--- START OF The data ---

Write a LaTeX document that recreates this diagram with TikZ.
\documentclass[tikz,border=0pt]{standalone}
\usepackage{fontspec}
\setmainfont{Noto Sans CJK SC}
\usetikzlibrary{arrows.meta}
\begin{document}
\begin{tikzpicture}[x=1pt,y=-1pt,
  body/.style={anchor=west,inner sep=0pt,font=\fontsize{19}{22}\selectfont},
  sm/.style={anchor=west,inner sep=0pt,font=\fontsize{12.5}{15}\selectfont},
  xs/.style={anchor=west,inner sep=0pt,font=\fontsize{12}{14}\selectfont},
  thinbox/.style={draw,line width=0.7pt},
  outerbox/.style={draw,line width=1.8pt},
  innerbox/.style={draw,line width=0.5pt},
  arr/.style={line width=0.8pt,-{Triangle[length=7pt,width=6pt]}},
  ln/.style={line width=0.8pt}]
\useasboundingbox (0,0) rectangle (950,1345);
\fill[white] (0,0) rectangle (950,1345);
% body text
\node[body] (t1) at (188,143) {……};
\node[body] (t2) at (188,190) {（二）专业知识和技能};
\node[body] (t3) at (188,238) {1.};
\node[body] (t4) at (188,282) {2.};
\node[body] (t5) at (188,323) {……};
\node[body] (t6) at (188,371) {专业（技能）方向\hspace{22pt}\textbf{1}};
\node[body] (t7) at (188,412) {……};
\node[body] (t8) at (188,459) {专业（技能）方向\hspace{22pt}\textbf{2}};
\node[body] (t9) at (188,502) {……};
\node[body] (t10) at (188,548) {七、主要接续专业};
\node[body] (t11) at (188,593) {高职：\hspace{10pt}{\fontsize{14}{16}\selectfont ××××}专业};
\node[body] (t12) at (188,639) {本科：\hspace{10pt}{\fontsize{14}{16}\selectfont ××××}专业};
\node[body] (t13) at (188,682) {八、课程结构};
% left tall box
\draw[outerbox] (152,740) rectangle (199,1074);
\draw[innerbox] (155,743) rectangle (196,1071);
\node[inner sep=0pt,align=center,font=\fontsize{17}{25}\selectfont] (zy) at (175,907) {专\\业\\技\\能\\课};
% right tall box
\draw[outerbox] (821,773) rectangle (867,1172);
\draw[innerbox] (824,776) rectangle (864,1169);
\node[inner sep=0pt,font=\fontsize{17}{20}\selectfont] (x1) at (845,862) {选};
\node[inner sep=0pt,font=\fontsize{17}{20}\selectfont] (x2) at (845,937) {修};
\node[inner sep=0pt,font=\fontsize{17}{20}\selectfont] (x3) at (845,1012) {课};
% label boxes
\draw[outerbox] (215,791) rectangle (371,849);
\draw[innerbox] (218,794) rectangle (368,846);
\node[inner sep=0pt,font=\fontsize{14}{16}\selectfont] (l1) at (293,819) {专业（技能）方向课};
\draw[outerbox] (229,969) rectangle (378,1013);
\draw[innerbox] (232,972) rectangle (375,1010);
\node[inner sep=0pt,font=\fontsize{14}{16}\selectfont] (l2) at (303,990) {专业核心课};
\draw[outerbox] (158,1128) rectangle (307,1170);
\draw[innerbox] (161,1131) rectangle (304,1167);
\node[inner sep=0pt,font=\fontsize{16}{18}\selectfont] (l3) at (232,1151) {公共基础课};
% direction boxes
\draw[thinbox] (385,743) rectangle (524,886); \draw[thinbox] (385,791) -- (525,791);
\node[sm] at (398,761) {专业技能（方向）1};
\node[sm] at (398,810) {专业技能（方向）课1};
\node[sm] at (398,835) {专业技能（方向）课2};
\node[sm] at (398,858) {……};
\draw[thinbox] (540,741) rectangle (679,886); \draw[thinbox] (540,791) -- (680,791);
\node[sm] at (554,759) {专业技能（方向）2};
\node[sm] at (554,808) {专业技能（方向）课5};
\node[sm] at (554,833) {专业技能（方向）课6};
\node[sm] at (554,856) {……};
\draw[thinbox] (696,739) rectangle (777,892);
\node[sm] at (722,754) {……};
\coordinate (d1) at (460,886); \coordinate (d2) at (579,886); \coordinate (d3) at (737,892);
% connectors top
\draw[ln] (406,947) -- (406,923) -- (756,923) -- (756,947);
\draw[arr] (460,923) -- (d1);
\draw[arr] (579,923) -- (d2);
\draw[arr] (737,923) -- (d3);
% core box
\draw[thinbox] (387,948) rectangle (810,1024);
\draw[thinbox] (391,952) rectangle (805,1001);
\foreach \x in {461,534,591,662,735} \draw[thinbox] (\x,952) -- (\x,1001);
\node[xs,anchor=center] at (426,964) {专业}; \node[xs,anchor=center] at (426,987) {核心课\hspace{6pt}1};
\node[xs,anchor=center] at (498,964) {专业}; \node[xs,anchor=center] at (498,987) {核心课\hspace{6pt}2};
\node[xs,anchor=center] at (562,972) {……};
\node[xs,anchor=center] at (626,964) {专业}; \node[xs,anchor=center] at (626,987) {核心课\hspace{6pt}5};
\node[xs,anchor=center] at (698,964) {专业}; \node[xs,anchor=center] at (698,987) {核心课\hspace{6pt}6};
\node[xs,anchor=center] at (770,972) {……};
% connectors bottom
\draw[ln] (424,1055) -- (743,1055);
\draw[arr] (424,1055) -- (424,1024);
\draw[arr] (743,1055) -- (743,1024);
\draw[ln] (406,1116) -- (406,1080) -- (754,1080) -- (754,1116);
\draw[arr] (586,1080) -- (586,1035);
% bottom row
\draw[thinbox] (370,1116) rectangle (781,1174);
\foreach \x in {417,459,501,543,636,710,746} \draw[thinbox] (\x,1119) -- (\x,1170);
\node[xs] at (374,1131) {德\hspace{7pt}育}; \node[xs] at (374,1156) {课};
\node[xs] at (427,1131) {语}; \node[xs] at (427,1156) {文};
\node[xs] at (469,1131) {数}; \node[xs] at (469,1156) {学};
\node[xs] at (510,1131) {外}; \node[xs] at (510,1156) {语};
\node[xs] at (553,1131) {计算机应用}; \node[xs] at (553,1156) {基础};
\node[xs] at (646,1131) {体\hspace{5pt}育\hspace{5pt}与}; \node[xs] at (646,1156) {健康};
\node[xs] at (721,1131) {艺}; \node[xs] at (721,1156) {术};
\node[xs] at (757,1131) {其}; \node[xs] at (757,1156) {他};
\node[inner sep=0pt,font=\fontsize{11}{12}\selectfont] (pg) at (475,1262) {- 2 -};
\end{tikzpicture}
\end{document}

--- END OF The data ---
--- START OF The data ---

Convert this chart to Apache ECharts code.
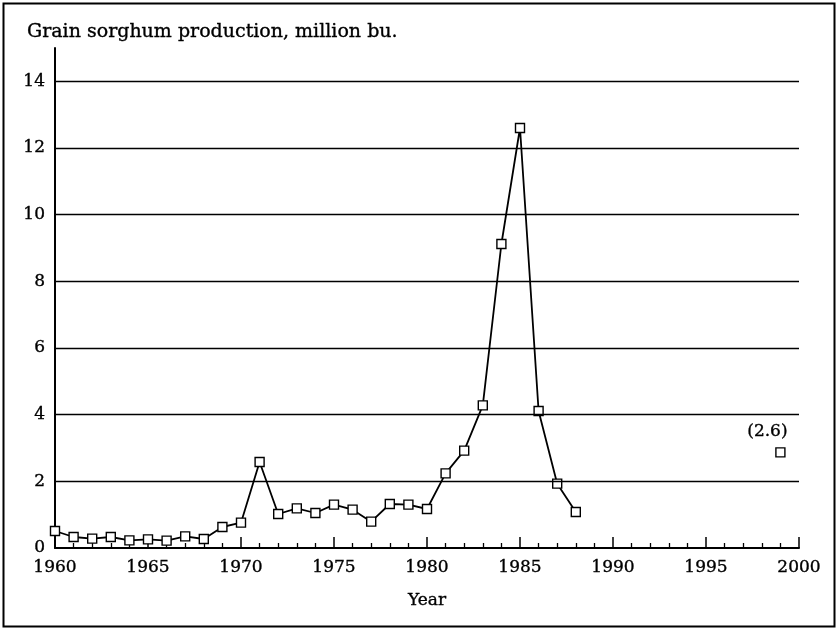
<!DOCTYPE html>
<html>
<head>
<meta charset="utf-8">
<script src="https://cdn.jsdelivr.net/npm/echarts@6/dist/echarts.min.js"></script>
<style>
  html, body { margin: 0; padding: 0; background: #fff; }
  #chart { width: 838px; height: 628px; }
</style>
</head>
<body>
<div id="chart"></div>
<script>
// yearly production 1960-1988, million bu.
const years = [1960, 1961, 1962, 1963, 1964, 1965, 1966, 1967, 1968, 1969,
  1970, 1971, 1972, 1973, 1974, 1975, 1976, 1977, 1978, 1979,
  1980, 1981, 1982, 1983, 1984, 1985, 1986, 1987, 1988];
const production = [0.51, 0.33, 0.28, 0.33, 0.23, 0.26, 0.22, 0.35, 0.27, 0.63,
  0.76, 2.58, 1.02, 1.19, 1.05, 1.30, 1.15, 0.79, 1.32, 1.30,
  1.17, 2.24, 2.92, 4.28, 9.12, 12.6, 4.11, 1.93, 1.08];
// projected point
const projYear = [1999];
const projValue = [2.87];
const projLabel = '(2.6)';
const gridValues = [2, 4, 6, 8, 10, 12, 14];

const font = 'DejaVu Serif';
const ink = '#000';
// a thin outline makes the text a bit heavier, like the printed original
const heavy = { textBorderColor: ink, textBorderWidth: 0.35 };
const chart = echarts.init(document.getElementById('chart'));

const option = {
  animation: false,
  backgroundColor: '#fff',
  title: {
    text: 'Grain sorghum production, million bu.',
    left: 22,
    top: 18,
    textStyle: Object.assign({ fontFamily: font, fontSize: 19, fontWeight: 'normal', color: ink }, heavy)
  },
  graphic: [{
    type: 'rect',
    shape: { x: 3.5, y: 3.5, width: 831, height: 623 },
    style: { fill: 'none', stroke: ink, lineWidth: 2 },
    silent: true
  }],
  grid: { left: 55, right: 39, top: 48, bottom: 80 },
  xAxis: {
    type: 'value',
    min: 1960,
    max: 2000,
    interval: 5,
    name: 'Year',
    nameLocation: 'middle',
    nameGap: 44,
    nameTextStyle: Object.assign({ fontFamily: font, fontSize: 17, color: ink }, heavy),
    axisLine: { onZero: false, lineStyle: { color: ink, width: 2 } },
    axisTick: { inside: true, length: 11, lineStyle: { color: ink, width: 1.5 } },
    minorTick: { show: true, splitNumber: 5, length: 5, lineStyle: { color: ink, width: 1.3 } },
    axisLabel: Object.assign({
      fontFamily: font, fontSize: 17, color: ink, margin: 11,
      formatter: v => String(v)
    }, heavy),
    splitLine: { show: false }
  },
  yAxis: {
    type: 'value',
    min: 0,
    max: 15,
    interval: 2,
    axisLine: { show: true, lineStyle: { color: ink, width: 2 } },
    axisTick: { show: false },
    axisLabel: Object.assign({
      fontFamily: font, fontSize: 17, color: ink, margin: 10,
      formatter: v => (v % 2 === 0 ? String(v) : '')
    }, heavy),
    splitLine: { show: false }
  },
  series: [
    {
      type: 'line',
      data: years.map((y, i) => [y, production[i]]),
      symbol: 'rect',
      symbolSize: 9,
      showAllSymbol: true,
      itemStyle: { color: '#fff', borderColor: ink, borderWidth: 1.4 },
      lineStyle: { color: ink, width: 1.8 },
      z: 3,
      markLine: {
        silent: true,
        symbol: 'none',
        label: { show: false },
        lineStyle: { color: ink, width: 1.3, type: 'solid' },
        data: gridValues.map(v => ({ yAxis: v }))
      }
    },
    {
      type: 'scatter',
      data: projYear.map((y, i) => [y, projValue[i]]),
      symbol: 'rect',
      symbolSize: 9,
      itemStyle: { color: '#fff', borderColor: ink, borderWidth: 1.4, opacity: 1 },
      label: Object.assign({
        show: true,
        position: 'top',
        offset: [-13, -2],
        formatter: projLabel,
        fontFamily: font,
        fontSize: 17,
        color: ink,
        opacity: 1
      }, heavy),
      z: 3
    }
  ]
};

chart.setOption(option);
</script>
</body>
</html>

--- END OF The data ---

■ **Problem to work on**
Report only a number: how many lines in the material above contain the string "this".

■ **Task output**
2